= Task to carry out =
Output the lines from the top of the entries below to the line with "import plotly.graph_objects as go", both included, exactly and without pictures.

= Material provided =
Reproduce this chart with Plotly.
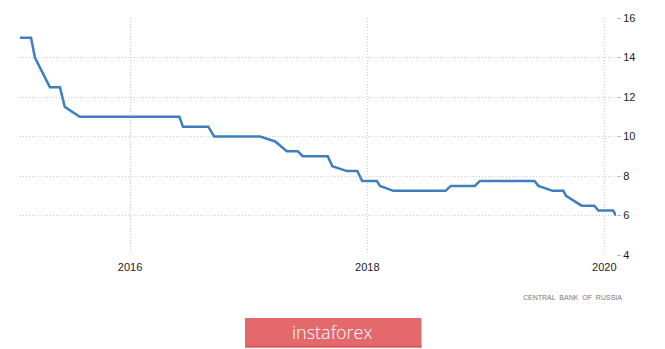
import plotly.graph_objects as go

# Key rate (%)
dates = [
    "2015-01-27", "2015-03-02", "2015-03-14", "2015-04-29", "2015-05-30", "2015-06-14",
    "2015-07-30", "2016-06-01", "2016-06-12", "2016-08-29", "2016-09-16", "2017-02-05",
    "2017-03-23", "2017-04-28", "2017-06-01", "2017-06-16", "2017-09-01", "2017-09-15",
    "2017-10-30", "2017-12-01", "2017-12-16", "2018-01-30", "2018-02-09", "2018-03-22",
    "2018-08-30", "2018-09-15", "2018-11-28", "2018-12-14", "2019-05-31", "2019-06-12",
    "2019-07-26", "2019-08-28", "2019-09-05", "2019-10-23", "2019-12-01", "2019-12-14",
    "2020-01-28", "2020-02-06",
]
rates = [
    15, 15, 14, 12.5, 12.5, 11.5,
    11, 11, 10.5, 10.5, 10, 10,
    9.75, 9.25, 9.25, 9, 9, 8.5,
    8.25, 8.25, 7.75, 7.75, 7.5, 7.25,
    7.25, 7.5, 7.5, 7.75, 7.75, 7.5,
    7.25, 7.25, 7, 6.5, 6.5, 6.25,
    6.25, 6,
]
x_ticks = ["2016-01-01", "2018-01-01", "2020-01-01"]
x_labels = ["2016", "2018", "2020"]
y_ticks = [4, 6, 8, 10, 12, 14, 16]
source = "CENTRAL  BANK  OF  RUSSIA"
brand = "instaforex"

fig = go.Figure()
fig.add_trace(go.Scatter(
    x=dates, y=rates, mode="lines",
    line=dict(color="#3f7fbd", width=2.5),
    hoverinfo="skip", showlegend=False,
))

grid = dict(showgrid=True, gridcolor="#cccccc", griddash="1px,2px", gridwidth=1)

fig.update_layout(
    width=665, height=349,
    margin=dict(l=20, r=49, t=18, b=94),
    paper_bgcolor="white", plot_bgcolor="white",
    font=dict(family="Liberation Sans, Arial, sans-serif", size=11, color="#222222"),
    xaxis=dict(
        range=["2015-01-27", "2020-02-06"],
        tickmode="array", tickvals=x_ticks, ticktext=x_labels,
        showline=False, zeroline=False, ticks="", ticklabelstandoff=4,
        tickfont=dict(size=11, color="#222222"),
        **grid,
    ),
    yaxis=dict(
        range=[4, 16], side="right",
        tickmode="array", tickvals=y_ticks,
        showline=False, zeroline=False,
        ticks="outside", ticklen=4, tickcolor="#bbbbbb",
        tickfont=dict(size=11, color="#222222"),
        **grid,
    ),
)

W = 596.0
H = 237.0
def px(x):
    return (x - 20) / W
def py(y):
    return (255 - y) / H

fig.add_annotation(
    text=source, xref="paper", yref="paper",
    x=px(624), y=py(297), xanchor="right", yanchor="middle",
    showarrow=False, font=dict(size=7, color="#777777"),
)

fig.add_shape(type="rect", xref="paper", yref="paper",
              x0=px(245), x1=px(421.5), y0=py(347.5), y1=py(318),
              fillcolor="#e4696d", line=dict(width=0), layer="above")
fig.add_shape(type="rect", xref="paper", yref="paper",
              x0=px(245), x1=px(421.5), y0=py(347.5), y1=py(345.5),
              fillcolor="#d35a5e", line=dict(width=0), layer="above")
fig.add_annotation(
    text=brand, xref="paper", yref="paper",
    x=px(332), y=py(332), xanchor="center", yanchor="middle",
    showarrow=False, font=dict(family="Open Sans, sans-serif", size=18, color="white", weight=300),
)

fig.write_html("out.html")
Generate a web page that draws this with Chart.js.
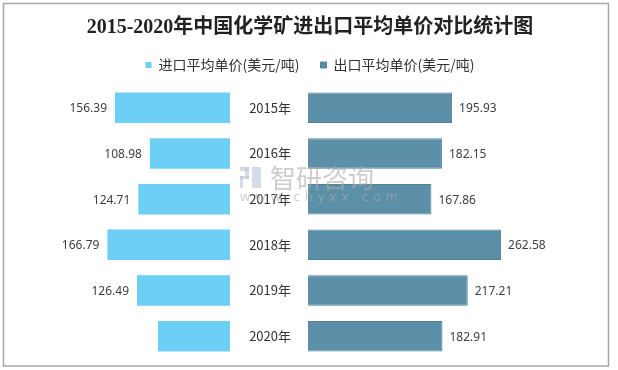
<!DOCTYPE html>
<html>
<head>
<meta charset="utf-8">
<script src="https://cdn.jsdelivr.net/npm/chart.js@4/dist/chart.umd.min.js"></script>
<style>
  html, body { margin: 0; padding: 0; background: #fff; }
  #wrap { width: 618px; height: 370px; }
</style>
</head>
<body>
<div id="wrap"><canvas id="chart"></canvas></div>
<script>
const years = ["2015年", "2016年", "2017年", "2018年", "2019年", "2020年"];
const importPrice = [156.39, 108.98, 124.71, 166.79, 126.49, 98];
const exportPrice = [195.93, 182.15, 167.86, 262.58, 217.21, 182.91];
// the 2020 import bar carries no value label in the original
const unlabeledImport = ["2020年"];

const importColor = "#6dcff6";
const exportColor = "#5b90a8";

const frame = {
    id: "frame",
    beforeDraw(chart) {
        const ctx = chart.ctx;
        ctx.save();
        ctx.fillStyle = "#fff";
        ctx.fillRect(0, 0, chart.width, chart.height);
        ctx.strokeStyle = "#a6a6a6";
        ctx.lineWidth = 1.5;
        ctx.strokeRect(3.5, 3.5, 605, 362.5);
        ctx.restore();
    }
};

const valueLabels = {
    id: "valueLabels",
    afterDatasetsDraw(chart) {
        const ctx = chart.ctx;
        ctx.save();
        ctx.font = "12px 'Noto Sans', sans-serif";
        ctx.fillStyle = "#404040";
        ctx.textBaseline = "middle";
        chart.getDatasetMeta(0).data.forEach((bar, i) => {
            if (unlabeledImport.includes(years[i])) return;
            ctx.textAlign = "right";
            ctx.fillText(importPrice[i].toFixed(2), bar.x - 8, bar.y + 1);
        });
        chart.getDatasetMeta(1).data.forEach((bar, i) => {
            ctx.textAlign = "left";
            ctx.fillText(exportPrice[i].toFixed(2), bar.x + 7, bar.y + 1);
        });
        ctx.restore();
    }
};

const watermark = {
    id: "watermark",
    afterDatasetsDraw(chart) {
        const ctx = chart.ctx;
        ctx.save();
        ctx.fillStyle = "rgba(185, 195, 215, 0.6)";
        ctx.fillRect(240, 167, 9, 4);
        ctx.fillRect(245, 167, 4, 12);
        ctx.fillRect(240, 176, 9, 3);
        ctx.fillRect(240, 176, 3, 12);
        ctx.fillRect(252, 167, 9, 21);
        ctx.fillStyle = "rgba(170, 170, 170, 0.6)";
        ctx.font = "26px 'Noto Sans CJK SC', sans-serif";
        ctx.textBaseline = "middle";
        ctx.textAlign = "left";
        ctx.fillText("智研咨询", 270, 178);
        ctx.font = "13px 'Noto Sans', sans-serif";
        ctx.letterSpacing = "5px";
        ctx.fillText("www.chyxx.com", 240, 197);
        ctx.restore();
    }
};

new Chart(document.getElementById("chart"), {
    type: "bar",
    data: {
        labels: years,
        datasets: [{
            label: "进口平均单价(美元/吨)",
            data: importPrice,
            backgroundColor: importColor,
            xAxisID: "xL",
            grouped: false,
            categoryPercentage: 1,
            barPercentage: 0.667
        }, {
            label: "出口平均单价(美元/吨)",
            data: exportPrice,
            backgroundColor: exportColor,
            borderColor: "#4f8199",
            borderWidth: 1,
            xAxisID: "xR",
            grouped: false,
            categoryPercentage: 1,
            barPercentage: 0.667
        }]
    },
    options: {
        indexAxis: "y",
        responsive: true,
        maintainAspectRatio: false,
        animation: false,
        layout: { padding: { left: 20, right: 18, bottom: 11 } },
        plugins: {
            title: {
                display: true,
                text: "2015-2020年中国化学矿进出口平均单价对比统计图",
                color: "#222",
                font: { family: "'Liberation Serif', 'Noto Sans CJK SC', serif", size: 20, weight: "bold" },
                padding: { top: 16, bottom: -3 }
            },
            legend: {
                display: true,
                labels: {
                    boxWidth: 6,
                    boxHeight: 6,
                    padding: 21,
                    color: "#333",
                    font: { family: "'Noto Sans CJK SC', sans-serif", size: 14 }
                }
            },
            tooltip: { enabled: false }
        },
        scales: {
            xL: {
                type: "linear", position: "bottom", stack: "bars", stackWeight: 210,
                reverse: true, min: 0, max: 285.6, display: false
            },
            xGap: {
                type: "linear", position: "bottom", stack: "bars", stackWeight: 78,
                min: 0, max: 78, display: false
            },
            xR: {
                type: "linear", position: "bottom", stack: "bars", stackWeight: 292,
                min: 0, max: 397.1, display: false
            },
            // empty axis only used as a little gap under the legend
            spacer: {
                type: "linear", position: "top", display: true,
                ticks: { display: false },
                grid: { display: false, drawTicks: false },
                border: { display: false },
                afterFit(scale) { scale.height = 3; }
            },
            y: {
                type: "category",
                position: { xGap: 61 },
                grid: { display: false, drawTicks: false },
                border: { display: false },
                ticks: {
                    padding: 0,
                    color: "#333",
                    font: { family: "'Noto Sans CJK SC', sans-serif", size: 13 }
                }
            }
        }
    },
    plugins: [frame, valueLabels, watermark]
});
</script>
</body>
</html>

= Response below =
Reproduce this chart with Plotly.
import plotly.graph_objects as go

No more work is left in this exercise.